Autonomy. This is a vital characteristic of a satisfying human life. As interdependent as we and other creatures of the earth are in our communal and global ecosystems, each healthy life system is also organized around some principle. As humans, for example, we make choices, we determine what we will or will not do, or how we will relate to the larger system of which we are a part.
According to Daniel Pink, author of Drive, autonomy is one of the three most important natural motivators of human endeavor and excellence, along with mastery and purpose. Unfortunately, one of the problems many of us experience in school systems today is that autonomy (more on mastery and purpose later) is no longer valued as an important motivator for learning.
The most popular book in the running of public school systems today in this country seems to be Raising the Bar and Closing the Gap by Richard DuFour, Rebecca DuFour, Robert Eaker, and Gayle Karhanek. These authors advocate a new way of organizing schools through Professional Learning Communities (PLC’s). There are many components to the system they advocate, but I will focus on autonomy here. Let me quote several sentences from Chapter 2 of their book :
…a system of interventions is more effective when it supports collaborative teams of teachers who have agreed on what students must learn, and how they will demonstrate their learning—as opposed to attempting to support individual classroom kingdoms in which each teacher has his or her own interpretation of what students should learn, appropriate curricular calendars, and methods and standards of assessment. In short, they recognized that if they were to help all students learn, they needed to place a higher value on systems, coordination, and cooperation than individual autonomy and adult convenience.

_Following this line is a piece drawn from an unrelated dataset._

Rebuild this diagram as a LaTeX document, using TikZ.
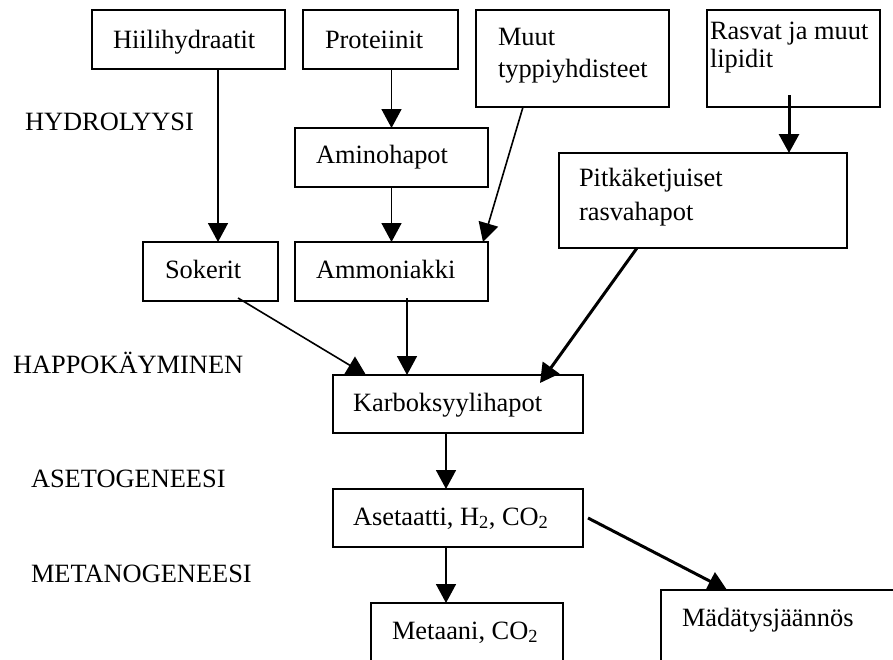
\documentclass[tikz,border=0pt]{standalone}
\usepackage{fontspec}
\setmainfont{Liberation Serif}
\usetikzlibrary{arrows.meta}
\begin{document}
\begin{tikzpicture}[x=1pt,y=-1pt,
  box/.style={draw, line width=1.8pt, inner sep=0pt, outer sep=0pt, anchor=north west},
  txt/.style={inner sep=0pt, outer sep=0pt, anchor=base west, font=\fontsize{26.4}{31}\selectfont},
  arr/.style={line width=1.6pt, -{Triangle[width=20pt,length=19pt]}},
  arrthick/.style={arr, line width=3pt}]
\clip (0,0) rectangle (893,659);

% boxes
\node[box, minimum width=193, minimum height=59] (hiili)   at (92,10)  {};
\node[box, minimum width=155, minimum height=59] (prot)    at (303,10) {};
\node[box, minimum width=193, minimum height=97] (muut)    at (476,10) {};
\node[box, minimum width=173, minimum height=97] (rasvat)  at (707,10) {};
\node[box, minimum width=193, minimum height=59] (amino)   at (295,128) {};
\node[box, minimum width=288, minimum height=95] (pitka)   at (559,153) {};
\node[box, minimum width=135, minimum height=59] (sokerit) at (143,242) {};
\node[box, minimum width=193, minimum height=59] (ammon)   at (295,242) {};
\node[box, minimum width=250, minimum height=58] (karb)    at (333,375) {};
\node[box, minimum width=250, minimum height=58] (aset)    at (333,489) {};
\node[box, minimum width=192, minimum height=90] (metaani) at (371,603) {};
\node[box, minimum width=280, minimum height=90] (mada)    at (661,590) {};

% box texts
\node[txt] (t-hiili)   at (113,48)  {Hiilihydraatit};
\node[txt] (t-prot)    at (325,48)  {Proteiinit};
\node[txt] (t-muut1)   at (498,45)  {Muut};
\node[txt] (t-muut2)   at (498,77)  {typpiyhdisteet};
\node[txt] (t-rasvat1) at (710,39)  {Rasvat ja muut};
\node[txt] (t-rasvat2) at (710,67)  {lipidit};
\node[txt] (t-amino)   at (316,163) {Aminohapot};
\node[txt] (t-pitka1)  at (579,186) {Pitkäketjuiset};
\node[txt] (t-pitka2)  at (579,220) {rasvahapot};
\node[txt] (t-sok)     at (165,278) {Sokerit};
\node[txt] (t-ammon)   at (316,278) {Ammoniakki};
\node[txt] (t-karb)    at (353,411) {Karboksyylihapot};
\node[txt] (t-aset)    at (353,525) {Asetaatti, H\textsubscript{2}, CO\textsubscript{2}};
\node[txt] (t-met)     at (392,639) {Metaani, CO\textsubscript{2}};
\node[txt] (t-mada)    at (682,626) {Mädätysjäännös};

% stage labels
\node[txt] (s-hydro) at (25,130) {HYDROLYYSI};
\node[txt] (s-happo) at (13,373) {HAPPOKÄYMINEN};
\node[txt] (s-aseto) at (31,487) {ASETOGENEESI};
\node[txt] (s-metan) at (31,582) {METANOGENEESI};

% connectors
\draw[arr] ([xshift=29.5pt]hiili.south) -- ([xshift=29.5pt]hiili.south |- sokerit.north);
\draw[arr] (prot.south -| amino.north) -- (amino.north);
\draw[arr] (amino.south) -- (ammon.north);
\draw[arr] ([xshift=-49.5pt]muut.south) -- ([xshift=-5pt]ammon.north east);
\draw[arrthick] ([shift={(-4.5,-12)}]rasvat.south) -- ([xshift=-4.5pt]rasvat.south |- pitka.north);
\draw[arr] ([shift={(27.5,-3)}]sokerit.south) -- ([xshift=33pt]karb.north west);
\draw[arr] ([shift={(15.5,-3)}]ammon.south) -- ([xshift=15.5pt]ammon.south |- karb.north);
\draw[arrthick] ([xshift=78pt]pitka.south west) -- ([shift={(-43,8)}]karb.north east);
\draw[arr] ([xshift=-12pt]karb.south) -- ([xshift=-12pt]aset.north);
\draw[arr] ([xshift=-12pt]aset.south) -- ([xshift=-12pt]aset.south |- metaani.north);
\draw[arrthick] ([xshift=5pt]aset.east) -- ([xshift=66pt]mada.north west);
\end{tikzpicture}
\end{document}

The DuFour’s, et al. book has good intentions about effective responses when students don’t learn in a classroom; and I, among many educators, was happy to see that their suggestions put some responsibility on other professionals in the school to help when students don’t learn–and put pressure on all of us working together to do a better job of supporting these students.
Taking autonomy out of the equation, however, is not the answer to encouraging humans to work at their highest levels of achievement and happiness. Pink gives ample data in his book that the most successful organizations (e.g., open source initiatives) build their systems around autonomy, mastery, and purpose.
Let us look closely at the above quotation, which deals with what makes a system of interventions most effective. This model (DuFour, et al.) of school systems management is organized around the idea of effective intervention (for the moment we will assume that they are right about what things make intervention most effective). The whole school revolves around what makes intervention most efficient and effective. Since intervention means the strategies we use when students fail, the school is organized around students who are not succeeding and how to enable them to succeed.
Is this wise? Especially since, as they go on to say, the most effective intervention involves dethroning teachers’ autonomy—one of the most important motivators of human achievement?
Is it wise to structure any general public school around one type of student or problem? Ideally the school’s organizing principle should be one that promotes learning by all students at the highest levels, not just improving performance for the lowest achievers.
As important as effective intervention is, it can only work in the long run if it doesn’t interfere with what is best for the learning of all students—not just those who are not currently succeeding. So perhaps in addition to being the wrong organizing principle for schools, the DuFour, et al. model may also not be the most effective type of intervention.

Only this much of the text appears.